— BEGIN —

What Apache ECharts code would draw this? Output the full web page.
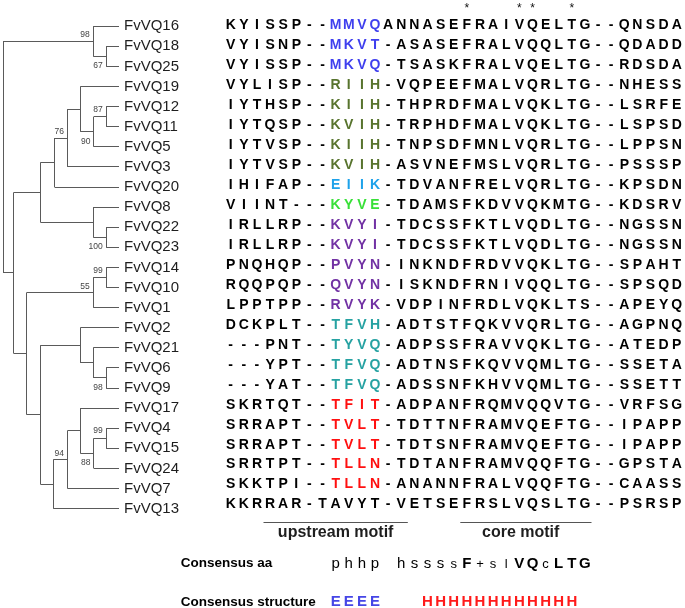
<!DOCTYPE html>
<html>
<head>
<meta charset="utf-8">
<script src="https://cdn.jsdelivr.net/npm/echarts@6.0.0/dist/echarts.min.js"></script>
<style>
html,body{margin:0;padding:0;background:#ffffff;}
#chart{width:685px;height:608px;}
</style>
</head>
<body>
<div id="chart"></div>
<script>
// ---------------- data ----------------
const leaves = ["FvVQ16","FvVQ18","FvVQ25","FvVQ19","FvVQ12","FvVQ11","FvVQ5","FvVQ3","FvVQ20","FvVQ8","FvVQ22","FvVQ23","FvVQ14","FvVQ10","FvVQ1","FvVQ2","FvVQ21","FvVQ6","FvVQ9","FvVQ17","FvVQ4","FvVQ15","FvVQ24","FvVQ7","FvVQ13"];

const sequences = [
 "KYISSP--MMVQANNASEFRAIVQELTG--QNSDA",
 "VYISNP--MKVT-ASASEFRALVQQLTG--QDADD",
 "VYISSP--MKVQ-TSASKFRALVQELTG--RDSDA",
 "VYLISP--RIIH-VQPEEFMALVQRLTG--NHESS",
 "IYTHSP--KIIH-THPRDFMALVQKLTG--LSRFE",
 "IYTQSP--KVIH-TRPHDFMALVQKLTG--LSPSD",
 "IYTVSP--KIIH-TNPSDFMNLVQRLTG--LPPSN",
 "IYTVSP--KVIH-ASVNEFMSLVQRLTG--PSSSP",
 "IHIFAP--EIIK-TDVANFRELVQRLTG--KPSDN",
 "VIINT---KYVE-TDAMSFKDVVQKMTG--KDSRV",
 "IRLLRP--KVYI-TDCSSFKTLVQDLTG--NGSSN",
 "IRLLRP--KVYI-TDCSSFKTLVQDLTG--NGSSN",
 "PNQHQP--PVYN-INKNDFRDVVQKLTG--SPAHT",
 "RQQPQP--QVYN-ISKNDFRNIVQQLTG--SPSQD",
 "LPPTPP--RVYK-VDPINFRDLVQKLTS--APEYQ",
 "DCKPLT--TFVH-ADTSTFQKVVQRLTG--AGPNQ",
 "---PNT--TYVQ-ADPSSFRAVVQKLTG--ATEDP",
 "---YPT--TFVQ-ADTNSFKQVVQMLTG--SSETA",
 "---YAT--TFVQ-ADSSNFKHVVQMLTG--SSETT",
 "SKRTQT--TFIT-ADPANFRQMVQQVTG--VRFSG",
 "SRRAPT--TVLT-TDTTNFRAMVQEFTG--IPAPP",
 "SRRAPT--TVLT-TDTSNFRAMVQEFTG--IPAPP",
 "SRRTPT--TLLN-TDTANFRAMVQQFTG--GPSTA",
 "SKKTPI--TLLN-ANANNFRALVQQFTG--CAASS",
 "KKRRAR-TAVYT-VETSEFRSLVQSLTG--PSRSP"
];

// colour group of the upstream-motif residues (columns 8-11) for each row
const motifGroup = ["blue","blue","blue","olive","olive","olive","olive","olive","sky","green","purple","purple","purple","purple","purple","teal","teal","teal","teal","red","red","red","red","red","none"];
const motifColumns = [8, 9, 10, 11];

// conserved columns marked with an asterisk
const conservedColumns = [18, 22, 23, 26];

// motif brackets under the alignment
const motifNames = ["upstream motif", "core motif"];
const motifStart = [3, 18];
const motifEnd = [13, 27];
const motifLabelColumn = [8, 22.1];

// consensus rows (one entry per alignment column)
const consensusAA = ["","","","","","","","","p","h","h","p","","h","s","s","s","s","F","+","s","l","V","Q","c","L","T","G","","","","","","",""];
const consensusSS = ["","","","","","","","","E","E","E","E","","","","H","H","H","H","H","H","H","H","H","H","H","H","","","","","","","",""];

// tree (cladogram): internal nodes, their depth, children and bootstrap support
const nodeIds      = ["root","A","B","C","D","F","I","J","K","L","G","H","E","M","P","N","Q","S","T","R","U","V","W","X"];
const nodeDepth    = [0, 7, 8, 0.85, 2.9, 4, 5, 6, 7.05, 8, 7, 8, 1.84, 7, 8, 2.9, 6, 7, 8, 3.9, 5, 6, 7.05, 8];
const nodeChildren = [["A","C"],["FvVQ16","B"],["FvVQ18","FvVQ25"],["D","E"],["F","G"],["I","FvVQ20"],["J","FvVQ3"],["FvVQ19","K"],["L","FvVQ5"],["FvVQ12","FvVQ11"],["FvVQ8","H"],["FvVQ22","FvVQ23"],["M","N"],["P","FvVQ1"],["FvVQ14","FvVQ10"],["Q","R"],["FvVQ2","S"],["FvVQ21","T"],["FvVQ6","FvVQ9"],["U","FvVQ13"],["V","FvVQ7"],["FvVQ17","W"],["X","FvVQ24"],["FvVQ4","FvVQ15"]];
const nodeSupport  = [null, 98, 67, null, null, null, 76, null, 90, 87, null, 100, null, 55, 99, null, null, null, 98, null, 94, null, 88, 99];
const LEAF_DEPTH = 9;

// ---------------- style ----------------
const motifColors = {blue:"#3f3fee", olive:"#58742e", sky:"#1ea2ea", green:"#38e038", purple:"#7232a4", teal:"#26a2a2", red:"#ff1010", none:"#000000"};
const supportAnchor = {A:"above",B:"bottom",I:"above",K:"bottomUp",L:"top",H:"bottom",M:"above",P:"top",T:"bottom",U:"above",W:"bottomUp",X:"top"};
const FONT = '"Liberation Sans", Arial, Helvetica, sans-serif';
const TREE_COLOR = "#5a5a5a";

// ---------------- layout helpers ----------------
const W = 685, H = 608;
const treeRow0 = 26.2, treeRowH = 20.1;
const alnRow0 = 25.3, alnRowH = 19.97;
const col0 = 230.7, colW = 13.12;
const treeLeftPx = 3, treeTipPx = 119;

const leafIndex = {}; leaves.forEach((n, i) => leafIndex[n] = i);
const nodeIndex = {}; nodeIds.forEach((n, i) => nodeIndex[n] = i);
function yOf(name) {
  if (name in leafIndex) return leafIndex[name];
  const ch = nodeChildren[nodeIndex[name]];
  return (yOf(ch[0]) + yOf(ch[ch.length - 1])) / 2;
}
function dOf(name) { return (name in leafIndex) ? LEAF_DEPTH : nodeDepth[nodeIndex[name]]; }

const treeSegments = [];
nodeIds.forEach((id, k) => {
  const d = nodeDepth[k], ch = nodeChildren[k];
  treeSegments.push([d, yOf(ch[0]), d, yOf(ch[ch.length - 1])]);
  ch.forEach(c => treeSegments.push([d, yOf(c), dOf(c), yOf(c)]));
});

const supportItems = [];
nodeIds.forEach((id, k) => {
  if (nodeSupport[k] == null) return;
  const ch = nodeChildren[k];
  supportItems.push({ id: id, value: [nodeDepth[k], yOf(id), yOf(ch[0]), yOf(ch[ch.length - 1])], text: String(nodeSupport[k]) });
});

// alignment cells
const cells = [];
sequences.forEach((s, r) => {
  for (let c = 0; c < s.length; c++) {
    const inMotif = motifColumns.indexOf(c) >= 0;
    cells.push({ c: c, r: r, ch: s[c], color: inMotif ? motifColors[motifGroup[r]] : "#000000" });
  }
});

// consensus cells
const consCells = [];
consensusAA.forEach((ch, c) => { if (ch) consCells.push({ c: c, r: 26.95, ch: ch, kind: "aa" }); });
consensusSS.forEach((ch, c) => { if (ch) consCells.push({ c: c, r: 28.89, ch: ch, kind: "ss" }); });

const alnYMin = -alnRow0 / alnRowH;
const alnYMax = alnYMin + H / alnRowH;

function crisp(v) { return Math.round(v - 0.5) + 0.5; }

const chart = echarts.init(document.getElementById('chart'), null, { renderer: 'canvas' });

const option = {
  animation: false,
  backgroundColor: '#ffffff',
  grid: [
    { left: treeLeftPx, right: W - treeTipPx, top: treeRow0 - treeRowH / 2, height: treeRowH * leaves.length, containLabel: false },
    { left: col0 - colW / 2, right: W - (col0 + colW * 34.5), top: 0, bottom: 0, containLabel: false }
  ],
  xAxis: [
    { gridIndex: 0, type: 'value', min: 0, max: LEAF_DEPTH, show: false },
    { gridIndex: 1, type: 'value', min: -0.5, max: 34.5, show: false }
  ],
  yAxis: [
    { gridIndex: 0, type: 'category', data: leaves, inverse: true, position: 'right',
      axisLine: { show: false }, axisTick: { show: false }, splitLine: { show: false },
      axisLabel: { margin: 5, fontSize: 15, color: '#1e1e1e', fontFamily: FONT, align: 'left' } },
    { gridIndex: 0, type: 'value', min: -0.5, max: leaves.length - 0.5, inverse: true, show: false },
    { gridIndex: 1, type: 'value', min: alnYMin, max: alnYMax, inverse: true, show: false }
  ],
  series: [
    // tree branches
    {
      type: 'custom', xAxisIndex: 0, yAxisIndex: 1, silent: true,
      encode: { x: [0, 2], y: [1, 3] },
      data: treeSegments,
      renderItem: function (params, api) {
        const a = api.coord([api.value(0), api.value(1)]);
        const b = api.coord([api.value(2), api.value(3)]);
        let x1 = a[0], y1 = a[1], x2 = b[0], y2 = b[1];
        if (Math.abs(x1 - x2) < 0.01) { x1 = x2 = crisp(x1); } else { y1 = y2 = crisp(y1); }
        return { type: 'line', shape: { x1: x1, y1: y1, x2: x2, y2: y2 }, style: { stroke: TREE_COLOR, lineWidth: 1 } };
      }
    },
    // bootstrap support values
    {
      type: 'custom', xAxisIndex: 0, yAxisIndex: 1, silent: true,
      encode: { x: 0, y: 1 },
      data: supportItems.map(o => o.value),
      renderItem: function (params, api) {
        const o = supportItems[params.dataIndex];
        const node = api.coord([api.value(0), api.value(1)]);
        const top = api.coord([api.value(0), api.value(2)]);
        const bot = api.coord([api.value(0), api.value(3)]);
        const mode = supportAnchor[o.id];
        let y;
        if (mode === 'above') y = node[1] - 6.3;
        else if (mode === 'top') y = top[1] + 2.8;
        else if (mode === 'bottom') y = bot[1] - 0.5;
        else y = bot[1] - 5.3;
        return { type: 'text', x: node[0] - 3.5, y: y,
          style: { text: o.text, fill: '#444444', font: '8.5px ' + FONT, align: 'right', verticalAlign: 'middle', textAlign: 'right', textVerticalAlign: 'middle' } };
      }
    },
    // alignment residues
    {
      type: 'custom', xAxisIndex: 1, yAxisIndex: 2, silent: true,
      encode: { x: 0, y: 1 },
      data: cells.map(o => [o.c, o.r]),
      renderItem: function (params, api) {
        const o = cells[params.dataIndex];
        const p = api.coord([api.value(0), api.value(1)]);
        return { type: 'text', x: p[0], y: p[1],
          style: { text: o.ch, fill: o.color, font: 'bold 14px ' + FONT, align: 'center', verticalAlign: 'middle', textAlign: 'center', textVerticalAlign: 'middle' } };
      }
    },
    // conservation asterisks
    {
      type: 'custom', xAxisIndex: 1, yAxisIndex: 2, silent: true,
      encode: { x: 0, y: 1 },
      data: conservedColumns.map(c => [c, -1]),
      renderItem: function (params, api) {
        const p = api.coord([api.value(0), api.value(1)]);
        return { type: 'text', x: p[0], y: p[1] + 3,
          style: { text: '*', fill: '#111111', font: '12px ' + FONT, align: 'center', verticalAlign: 'middle', textAlign: 'center', textVerticalAlign: 'middle' } };
      }
    },
    // motif brackets + labels
    {
      type: 'custom', xAxisIndex: 1, yAxisIndex: 2, silent: true,
      encode: { x: [0, 1], y: 2 },
      data: motifNames.map((n, i) => [motifStart[i] - 0.5, motifEnd[i] + 0.5, 24.9, motifLabelColumn[i], 25.4]),
      renderItem: function (params, api) {
        const a = api.coord([api.value(0), api.value(2)]);
        const b = api.coord([api.value(1), api.value(2)]);
        const t = api.coord([api.value(3), api.value(4)]);
        const y = crisp(a[1]);
        return { type: 'group', children: [
          { type: 'line', shape: { x1: a[0], y1: y, x2: b[0], y2: y }, style: { stroke: '#555555', lineWidth: 1 } },
          { type: 'text', x: t[0], y: t[1], style: { text: motifNames[params.dataIndex], fill: '#1e1e1e', font: 'bold 16px ' + FONT, align: 'center', verticalAlign: 'middle', textAlign: 'center', textVerticalAlign: 'middle' } }
        ] };
      }
    },
    // consensus row titles
    {
      type: 'custom', xAxisIndex: 1, yAxisIndex: 2, silent: true,
      encode: { x: 0, y: 1 },
      data: [[-3.81, 26.95], [-3.81, 28.89]],
      renderItem: function (params, api) {
        const p = api.coord([api.value(0), api.value(1)]);
        return { type: 'text', x: p[0], y: p[1],
          style: { text: ["Consensus aa", "Consensus structure"][params.dataIndex], fill: '#000000', font: 'bold 13.5px ' + FONT, align: 'left', verticalAlign: 'middle', textAlign: 'left', textVerticalAlign: 'middle' } };
      }
    },
    // consensus letters
    {
      type: 'custom', xAxisIndex: 1, yAxisIndex: 2, silent: true,
      encode: { x: 0, y: 1 },
      data: consCells.map(o => [o.c, o.r]),
      renderItem: function (params, api) {
        const o = consCells[params.dataIndex];
        const p = api.coord([api.value(0), api.value(1)]);
        let font, fill = '#000000', dy = 0;
        if (o.kind === 'ss') {
          font = 'bold 15px ' + FONT;
          fill = o.ch === 'E' ? '#4646e6' : '#ff1a1a';
        } else if (/[A-Z]/.test(o.ch)) {
          font = 'bold 15px ' + FONT;
        } else if (o.c >= 17) {
          font = '13px ' + FONT; dy = 1;
        } else {
          font = '15px ' + FONT;
        }
        return { type: 'text', x: p[0], y: p[1] + dy,
          style: { text: o.ch, fill: fill, font: font, align: 'center', verticalAlign: 'middle', textAlign: 'center', textVerticalAlign: 'middle' } };
      }
    }
  ]
};
chart.setOption(option);
</script>
</body>
</html>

— END —

__Exercise task__. Leave out the pictures and repeat the lines from the start of the material through the line with "const motifLabelColumn = [8, 22.1];", inclusive.

__Exercise output__.
What Apache ECharts code would draw this? Output the full web page.
<!DOCTYPE html>
<html>
<head>
<meta charset="utf-8">
<script src="https://cdn.jsdelivr.net/npm/echarts@6.0.0/dist/echarts.min.js"></script>
<style>
html,body{margin:0;padding:0;background:#ffffff;}
#chart{width:685px;height:608px;}
</style>
</head>
<body>
<div id="chart"></div>
<script>
// ---------------- data ----------------
const leaves = ["FvVQ16","FvVQ18","FvVQ25","FvVQ19","FvVQ12","FvVQ11","FvVQ5","FvVQ3","FvVQ20","FvVQ8","FvVQ22","FvVQ23","FvVQ14","FvVQ10","FvVQ1","FvVQ2","FvVQ21","FvVQ6","FvVQ9","FvVQ17","FvVQ4","FvVQ15","FvVQ24","FvVQ7","FvVQ13"];

const sequences = [
 "KYISSP--MMVQANNASEFRAIVQELTG--QNSDA",
 "VYISNP--MKVT-ASASEFRALVQQLTG--QDADD",
 "VYISSP--MKVQ-TSASKFRALVQELTG--RDSDA",
 "VYLISP--RIIH-VQPEEFMALVQRLTG--NHESS",
 "IYTHSP--KIIH-THPRDFMALVQKLTG--LSRFE",
 "IYTQSP--KVIH-TRPHDFMALVQKLTG--LSPSD",
 "IYTVSP--KIIH-TNPSDFMNLVQRLTG--LPPSN",
 "IYTVSP--KVIH-ASVNEFMSLVQRLTG--PSSSP",
 "IHIFAP--EIIK-TDVANFRELVQRLTG--KPSDN",
 "VIINT---KYVE-TDAMSFKDVVQKMTG--KDSRV",
 "IRLLRP--KVYI-TDCSSFKTLVQDLTG--NGSSN",
 "IRLLRP--KVYI-TDCSSFKTLVQDLTG--NGSSN",
 "PNQHQP--PVYN-INKNDFRDVVQKLTG--SPAHT",
 "RQQPQP--QVYN-ISKNDFRNIVQQLTG--SPSQD",
 "LPPTPP--RVYK-VDPINFRDLVQKLTS--APEYQ",
 "DCKPLT--TFVH-ADTSTFQKVVQRLTG--AGPNQ",
 "---PNT--TYVQ-ADPSSFRAVVQKLTG--ATEDP",
 "---YPT--TFVQ-ADTNSFKQVVQMLTG--SSETA",
 "---YAT--TFVQ-ADSSNFKHVVQMLTG--SSETT",
 "SKRTQT--TFIT-ADPANFRQMVQQVTG--VRFSG",
 "SRRAPT--TVLT-TDTTNFRAMVQEFTG--IPAPP",
 "SRRAPT--TVLT-TDTSNFRAMVQEFTG--IPAPP",
 "SRRTPT--TLLN-TDTANFRAMVQQFTG--GPSTA",
 "SKKTPI--TLLN-ANANNFRALVQQFTG--CAASS",
 "KKRRAR-TAVYT-VETSEFRSLVQSLTG--PSRSP"
];

// colour group of the upstream-motif residues (columns 8-11) for each row
const motifGroup = ["blue","blue","blue","olive","olive","olive","olive","olive","sky","green","purple","purple","purple","purple","purple","teal","teal","teal","teal","red","red","red","red","red","none"];
const motifColumns = [8, 9, 10, 11];

// conserved columns marked with an asterisk
const conservedColumns = [18, 22, 23, 26];

// motif brackets under the alignment
const motifNames = ["upstream motif", "core motif"];
const motifStart = [3, 18];
const motifEnd = [13, 27];
const motifLabelColumn = [8, 22.1];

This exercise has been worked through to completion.